PROVIDED DATA start

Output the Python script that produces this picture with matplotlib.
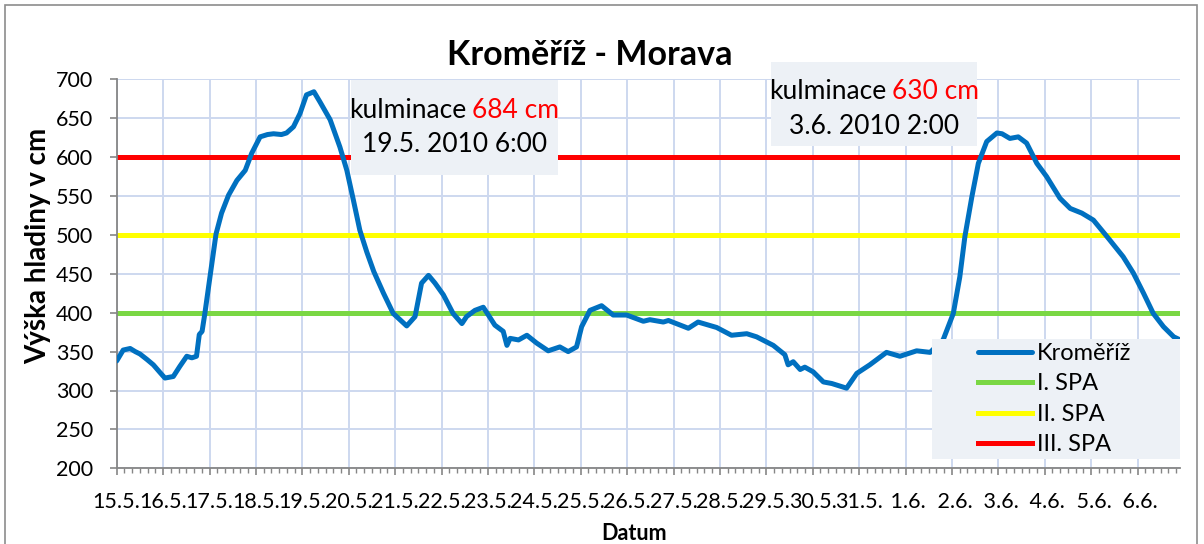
import matplotlib
matplotlib.use("Agg")
import matplotlib.pyplot as plt
from matplotlib.patches import Rectangle
from matplotlib.ticker import MultipleLocator

plt.rcParams['font.family'] = ['Lato', 'DejaVu Sans']

# doba od 15.5. 0:00 ve dnech, vodni stav v cm
den = [0.00, 0.14, 0.29, 0.40, 0.50, 0.65, 0.79, 0.95, 1.04, 1.22, 1.36, 1.51,
       1.62, 1.72, 1.78, 1.84, 1.90, 2.01, 2.14, 2.26, 2.41, 2.59, 2.77, 2.91,
       3.09, 3.25, 3.38, 3.55, 3.66, 3.81, 3.95, 4.09, 4.25, 4.38, 4.60, 4.81,
       4.96, 5.10, 5.24, 5.39, 5.54, 5.75, 5.96, 6.25, 6.43, 6.57, 6.72, 6.86,
       7.04, 7.25, 7.44, 7.54, 7.72, 7.90, 8.01, 8.15, 8.33, 8.41, 8.48, 8.66,
       8.84, 9.05, 9.30, 9.55, 9.73, 9.91, 10.02, 10.20, 10.45, 10.70, 10.99,
       11.35, 11.49, 11.78, 11.89, 12.32, 12.53, 12.93, 13.25, 13.58, 13.79,
       14.15, 14.40, 14.47, 14.58, 14.73, 14.83, 15.01, 15.23, 15.41, 15.73,
       15.80, 15.95, 16.23, 16.59, 16.88, 17.24, 17.53, 17.81, 18.03, 18.17,
       18.28, 18.43, 18.57, 18.75, 18.97, 19.08, 19.25, 19.43, 19.61, 19.83,
       20.04, 20.33, 20.55, 20.80, 21.05, 21.34, 21.69, 21.91, 22.13, 22.34,
       22.56, 22.78, 22.92]
stav = [338, 352, 354, 350, 347, 340, 333, 322, 316, 318, 331, 344,
        342, 344, 372, 376, 399, 446, 501, 528, 551, 570, 583, 605,
        626, 629, 630, 629, 631, 639, 656, 680, 684, 671, 648, 613,
        583, 545, 506, 478, 453, 425, 399, 383, 395, 438, 448, 438,
        423, 399, 386, 395, 403, 407, 397, 384, 376, 358, 367, 365,
        371, 361, 351, 356, 350, 356, 382, 403, 409, 397, 397,
        389, 391, 388, 390, 380, 388, 381, 371, 373, 369,
        358, 346, 333, 337, 327, 330, 324, 311, 309, 303,
        309, 322, 333, 349, 344, 351, 349, 365, 399, 446,
        498, 549, 592, 620, 631, 630, 624, 626, 618, 592,
        575, 547, 534, 528, 519, 498, 472, 451, 425, 399,
        382, 369, 365]

datum_labels = ['15.5.', '16.5.', '17.5.', '18.5.', '19.5.', '20.5.', '21.5.',
                '22.5.', '23.5.', '24.5.', '25.5.', '26.5.', '27.5.', '28.5.',
                '29.5.', '30.5.', '31.5.', ' 1.6.', ' 2.6.', ' 3.6.', ' 4.6.',
                ' 5.6.', ' 6.6.']

spa_names = ['I. SPA', 'II. SPA', 'III. SPA']
spa_levels = [400, 500, 600]
spa_colors = ['#7ad744', '#ffff00', '#ff0000']

W, H = 1204, 544


def fx(x):
    return x / W


def fy(y):
    return 1 - y / H


fig = plt.figure(figsize=(W / 100, H / 100), dpi=100)
ax = fig.add_axes([fx(116.7), fy(468.3), fx(1180.2) - fx(116.7), fy(79.3) - fy(468.3)])

ax.plot(den, stav, color='#0070c0', lw=3.6, zorder=3, label='Kroměříž',
        solid_joinstyle='round', solid_capstyle='round')
for name, lvl, col in zip(spa_names, spa_levels, spa_colors):
    ax.axhline(lvl, color=col, lw=3.6, zorder=2, label=name)

ax.set_xlim(0, 22.92)
ax.set_ylim(200, 700)
ax.yaxis.set_major_locator(MultipleLocator(50))
ax.set_xticks(range(len(datum_labels)))
ax.set_xticklabels(datum_labels)
ax.xaxis.set_minor_locator(MultipleLocator(1 / 6))
ax.grid(True, which='major', color='#cdd8ef', lw=1.4, zorder=0)
ax.set_axisbelow(True)

for s in ['top', 'right']:
    ax.spines[s].set_visible(False)
for s in ['left', 'bottom']:
    ax.spines[s].set_color('#868686')
    ax.spines[s].set_linewidth(1.3)

ax.tick_params(axis='y', which='major', length=5, width=1.2, color='#868686',
               labelsize=15.5, pad=12)
ax.tick_params(axis='x', which='major', length=5, width=1.2, color='#868686',
               labelsize=15.5, pad=12)
ax.tick_params(axis='x', which='minor', length=3.5, width=1, color='#868686')

fig.text(fx(590), fy(55), 'Kroměříž - Morava', ha='center', va='center',
         fontsize=24.5, fontweight='bold')
fig.text(fx(38), fy(246), 'Výška hladiny v cm', ha='center', va='center',
         rotation=90, fontsize=20, fontweight='bold')
fig.text(fx(634), fy(534), 'Datum', ha='center', va='center',
         fontsize=15.5, fontweight='bold')

box_col = '#edf1f6'
# popisky kulminace
for (x0, y0, x1, y1, split, l1, l2, red, date) in [
        (350.7, 80, 558.3, 175, 466, 110, 145, '684 cm', '19.5. 2010 6:00'),
        (770.7, 61.7, 976.7, 146, 886, 91.7, 126.7, '630 cm', '3.6. 2010 2:00')]:
    ax.add_patch(Rectangle((fx(x0), fy(y1)), fx(x1) - fx(x0), fy(y0) - fy(y1),
                           transform=fig.transFigure, facecolor=box_col,
                           edgecolor='none', zorder=4, clip_on=False))
    ax.text(fx(split), fy(l1), 'kulminace', transform=fig.transFigure,
            ha='right', va='center', fontsize=19, zorder=6)
    ax.text(fx(split + 6), fy(l1), red, transform=fig.transFigure,
            ha='left', va='center', fontsize=19, color='#ff0000', zorder=6)
    ax.text(fx((x0 + x1) / 2), fy(l2), date, transform=fig.transFigure,
            ha='center', va='center', fontsize=19, zorder=6)

ax.add_patch(Rectangle((fx(931.7), fy(459.3)), fx(1180) - fx(931.7), fy(339.3) - fy(459.3),
                       transform=fig.transFigure, facecolor=box_col,
                       edgecolor='none', zorder=7, clip_on=False))
leg = ax.legend(loc='upper left', bbox_to_anchor=(fx(978), fy(343)),
                bbox_transform=fig.transFigure, frameon=False, fontsize=17,
                handlelength=2.3, handletextpad=0.2, borderpad=0,
                borderaxespad=0, labelspacing=0.4)
leg.set_zorder(8)

fig.add_artist(Rectangle((fx(5), fy(560)), fx(1197) - fx(5), fy(5) - fy(560),
                         transform=fig.transFigure, fill=False,
                         edgecolor='#8c8c8c', lw=1.2))

fig.savefig('out.png', dpi=100)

PROVIDED DATA end

Restate the entire listing word for word, excluding pictures.

Output the Python script that produces this picture with matplotlib.
import matplotlib
matplotlib.use("Agg")
import matplotlib.pyplot as plt
from matplotlib.patches import Rectangle
from matplotlib.ticker import MultipleLocator

plt.rcParams['font.family'] = ['Lato', 'DejaVu Sans']

# doba od 15.5. 0:00 ve dnech, vodni stav v cm
den = [0.00, 0.14, 0.29, 0.40, 0.50, 0.65, 0.79, 0.95, 1.04, 1.22, 1.36, 1.51,
       1.62, 1.72, 1.78, 1.84, 1.90, 2.01, 2.14, 2.26, 2.41, 2.59, 2.77, 2.91,
       3.09, 3.25, 3.38, 3.55, 3.66, 3.81, 3.95, 4.09, 4.25, 4.38, 4.60, 4.81,
       4.96, 5.10, 5.24, 5.39, 5.54, 5.75, 5.96, 6.25, 6.43, 6.57, 6.72, 6.86,
       7.04, 7.25, 7.44, 7.54, 7.72, 7.90, 8.01, 8.15, 8.33, 8.41, 8.48, 8.66,
       8.84, 9.05, 9.30, 9.55, 9.73, 9.91, 10.02, 10.20, 10.45, 10.70, 10.99,
       11.35, 11.49, 11.78, 11.89, 12.32, 12.53, 12.93, 13.25, 13.58, 13.79,
       14.15, 14.40, 14.47, 14.58, 14.73, 14.83, 15.01, 15.23, 15.41, 15.73,
       15.80, 15.95, 16.23, 16.59, 16.88, 17.24, 17.53, 17.81, 18.03, 18.17,
       18.28, 18.43, 18.57, 18.75, 18.97, 19.08, 19.25, 19.43, 19.61, 19.83,
       20.04, 20.33, 20.55, 20.80, 21.05, 21.34, 21.69, 21.91, 22.13, 22.34,
       22.56, 22.78, 22.92]
stav = [338, 352, 354, 350, 347, 340, 333, 322, 316, 318, 331, 344,
        342, 344, 372, 376, 399, 446, 501, 528, 551, 570, 583, 605,
        626, 629, 630, 629, 631, 639, 656, 680, 684, 671, 648, 613,
        583, 545, 506, 478, 453, 425, 399, 383, 395, 438, 448, 438,
        423, 399, 386, 395, 403, 407, 397, 384, 376, 358, 367, 365,
        371, 361, 351, 356, 350, 356, 382, 403, 409, 397, 397,
        389, 391, 388, 390, 380, 388, 381, 371, 373, 369,
        358, 346, 333, 337, 327, 330, 324, 311, 309, 303,
        309, 322, 333, 349, 344, 351, 349, 365, 399, 446,
        498, 549, 592, 620, 631, 630, 624, 626, 618, 592,
        575, 547, 534, 528, 519, 498, 472, 451, 425, 399,
        382, 369, 365]

datum_labels = ['15.5.', '16.5.', '17.5.', '18.5.', '19.5.', '20.5.', '21.5.',
                '22.5.', '23.5.', '24.5.', '25.5.', '26.5.', '27.5.', '28.5.',
                '29.5.', '30.5.', '31.5.', ' 1.6.', ' 2.6.', ' 3.6.', ' 4.6.',
                ' 5.6.', ' 6.6.']

spa_names = ['I. SPA', 'II. SPA', 'III. SPA']
spa_levels = [400, 500, 600]
spa_colors = ['#7ad744', '#ffff00', '#ff0000']

W, H = 1204, 544


def fx(x):
    return x / W


def fy(y):
    return 1 - y / H


fig = plt.figure(figsize=(W / 100, H / 100), dpi=100)
ax = fig.add_axes([fx(116.7), fy(468.3), fx(1180.2) - fx(116.7), fy(79.3) - fy(468.3)])

ax.plot(den, stav, color='#0070c0', lw=3.6, zorder=3, label='Kroměříž',
        solid_joinstyle='round', solid_capstyle='round')
for name, lvl, col in zip(spa_names, spa_levels, spa_colors):
    ax.axhline(lvl, color=col, lw=3.6, zorder=2, label=name)

ax.set_xlim(0, 22.92)
ax.set_ylim(200, 700)
ax.yaxis.set_major_locator(MultipleLocator(50))
ax.set_xticks(range(len(datum_labels)))
ax.set_xticklabels(datum_labels)
ax.xaxis.set_minor_locator(MultipleLocator(1 / 6))
ax.grid(True, which='major', color='#cdd8ef', lw=1.4, zorder=0)
ax.set_axisbelow(True)

for s in ['top', 'right']:
    ax.spines[s].set_visible(False)
for s in ['left', 'bottom']:
    ax.spines[s].set_color('#868686')
    ax.spines[s].set_linewidth(1.3)

ax.tick_params(axis='y', which='major', length=5, width=1.2, color='#868686',
               labelsize=15.5, pad=12)
ax.tick_params(axis='x', which='major', length=5, width=1.2, color='#868686',
               labelsize=15.5, pad=12)
ax.tick_params(axis='x', which='minor', length=3.5, width=1, color='#868686')

fig.text(fx(590), fy(55), 'Kroměříž - Morava', ha='center', va='center',
         fontsize=24.5, fontweight='bold')
fig.text(fx(38), fy(246), 'Výška hladiny v cm', ha='center', va='center',
         rotation=90, fontsize=20, fontweight='bold')
fig.text(fx(634), fy(534), 'Datum', ha='center', va='center',
         fontsize=15.5, fontweight='bold')

box_col = '#edf1f6'
# popisky kulminace
for (x0, y0, x1, y1, split, l1, l2, red, date) in [
        (350.7, 80, 558.3, 175, 466, 110, 145, '684 cm', '19.5. 2010 6:00'),
        (770.7, 61.7, 976.7, 146, 886, 91.7, 126.7, '630 cm', '3.6. 2010 2:00')]:
    ax.add_patch(Rectangle((fx(x0), fy(y1)), fx(x1) - fx(x0), fy(y0) - fy(y1),
                           transform=fig.transFigure, facecolor=box_col,
                           edgecolor='none', zorder=4, clip_on=False))
    ax.text(fx(split), fy(l1), 'kulminace', transform=fig.transFigure,
            ha='right', va='center', fontsize=19, zorder=6)
    ax.text(fx(split + 6), fy(l1), red, transform=fig.transFigure,
            ha='left', va='center', fontsize=19, color='#ff0000', zorder=6)
    ax.text(fx((x0 + x1) / 2), fy(l2), date, transform=fig.transFigure,
            ha='center', va='center', fontsize=19, zorder=6)

ax.add_patch(Rectangle((fx(931.7), fy(459.3)), fx(1180) - fx(931.7), fy(339.3) - fy(459.3),
                       transform=fig.transFigure, facecolor=box_col,
                       edgecolor='none', zorder=7, clip_on=False))
leg = ax.legend(loc='upper left', bbox_to_anchor=(fx(978), fy(343)),
                bbox_transform=fig.transFigure, frameon=False, fontsize=17,
                handlelength=2.3, handletextpad=0.2, borderpad=0,
                borderaxespad=0, labelspacing=0.4)
leg.set_zorder(8)

fig.add_artist(Rectangle((fx(5), fy(560)), fx(1197) - fx(5), fy(5) - fy(560),
                         transform=fig.transFigure, fill=False,
                         edgecolor='#8c8c8c', lw=1.2))

fig.savefig('out.png', dpi=100)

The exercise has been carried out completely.